Far from being a gun paradise, Switzerland is one of only six countries in the world that requires comprehensive details of the firearm, owner, and all firearm transfers to be reported to the federal government. It also requires two levels of firearm permits: one for acquisition and one for possession. U.S. states vary in their gun-control stricture, but many don't even require a permit to purchase a gun, and 34 U.S. states have only minimal requirements for concealed carry permits. Statistical analyses show that these "shall-issue" states have higher rates of homicide.

Strict and getting stricter

As stringent as Israel and Switzerland are, these countries are getting stricter. It took just one mass shooting 11 years ago in Switzerland to boost public support for gun control. Despite universal male service in the army reserves, only a quarter of Swiss households keep an army gun at home. Reserve members in many francophone cantons store their weapons in unit arsenals and town weapons depots rather than in their homes. German-speaking cantons still resist storing weapons in centralized depots, but they may pay the price in greater suicides with army weapons: Epidemiologic studies find that the cantons with lower household gun ownership have lower rates of firearm suicide and homicide-suicide.

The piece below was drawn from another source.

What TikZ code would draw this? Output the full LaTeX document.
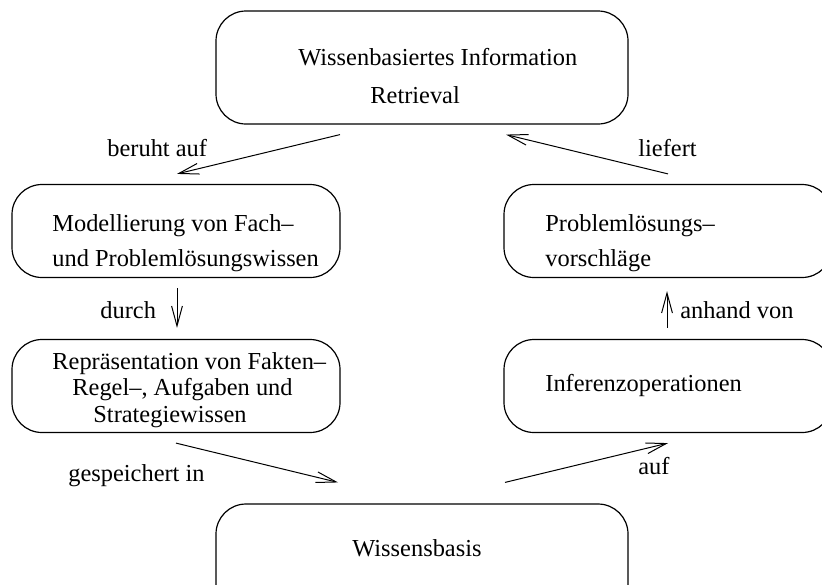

Israel, too, required soldiers to leave their weapons on base during weekend leave as part of an effort to curb military suicides that began in 2006. Since the regulations were introduced, there has been a 40 percent reduction in the weekend suicide rate, while the weekday rate remained flat. Soldiers planning to commit suicide on weekend leave were apparently thwarted by their lack of firearm access, but by the time they returned to the base, the impulse had passed, reinforcing the public health literature that suggests that reducing firearm access reduces suicide rates.

Leave it to the pros

More than 15 percent of U.S. households report owning a gun for self-defense purposes, compared with only about 3 percent of Swiss households, according to my analysis of ICVS data. Unlike Switzerland, Israel has well-known security concerns, but it limits security to the professionals. Universal army service entrusts every 18-21 year old soldier with a gun, but only lieutenant colonels and above can own guns after their service ends. Schools employ armed commercial security guards, but teachers haven't carried guns since the 1970s. Since its founding, Israel has had a Civil Guard that employs civilian volunteers, in part, to fight terrorism. Such an effort would seem to be an opening for civilian gun ownership, but volunteers in Israel's Civil Guard are only entitled to a gun permit after 5 years of service. The country's security policies are designed to keep amateurs from carrying guns in the street -- even amateurs who have served 3 years in the army.

The bottom line

Gun advocates often laud the wise and mature gun culture that prevails in Israel and Switzerland, calling for the United States to follow these countries in promoting civilian firearm access for self-protection.  But they're praising a fictional version of these countries. The real Israel and Switzerland have few guns and a great many restrictions on them -- and the United States would be wise to follow their example.